There is isotopic evidence from Hawaii that young material is sampled by the volcanoes, ruling out a surface-core-surface round trip. The ages inferred from isotopic data are isolation ages, not whole-mantle convective time scales, as originally assumed by W. Jason Morgan.

  • Sobolev, A.V., A.W. Hofmann, K.P. Jochum, D.V. Kuzmin and B. Stoll, A young source for the Hawaiian plume, Nature, 476, 434-437, doi:10.1038/nature10321, 2011.

 

It bears repeating that the effect of temperature and pressure on thermal properties is such that the upper-mantle boundary layer is hotter and the core-mantle boundary is cooler, than generally supposed.

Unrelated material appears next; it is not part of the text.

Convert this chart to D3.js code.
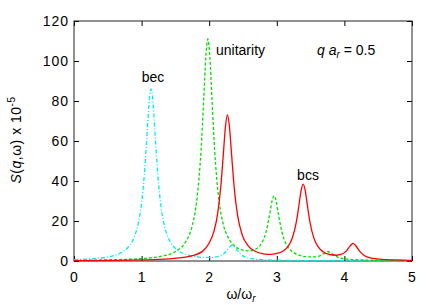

  • Arkani-Hamed, J., Effects of the core cooling on the internal dynamics and thermal evolution of terrestrial planets, J. Geophys. Res., 99, 12,109-12,119, 1994.
  • Hofmeister, A.M., Mantle values of thermal conductivity and the geotherm from phonon lifetimes, Science, 283, 1699-1706, 1999.

 

Fixity of magma sources can be achieved at 200 km depth, in and below the upper-mantle decoupling layer. All the geochemical characteristics (including isotopic ratios) of supposed mantle-plume-related basalts (e.g., OIBs) necessitate the presence of shallow lithologies (essentially in the form of recycled crustal material), not deep (and geochemically totally unknown) mantle sources. These considerations further eliminate the rationale for the deep mantle plume hypothesis and force attention onto the surface boundary layer.

The most important take-home message is that the mantle plume hypothesis violates thermodynamics and has no physical basis. It violates the Second Law of Thermodynamics, and fluid dynamic scaling relations.

Although Francis Birch was not involved in the plume debate, his classic 1952 paper rules them out in a very fundamental way.

  • Birch, F., Elasticity and constitution of the Earth's interior, J. Geophys. Res., 57, 227-286, 1952.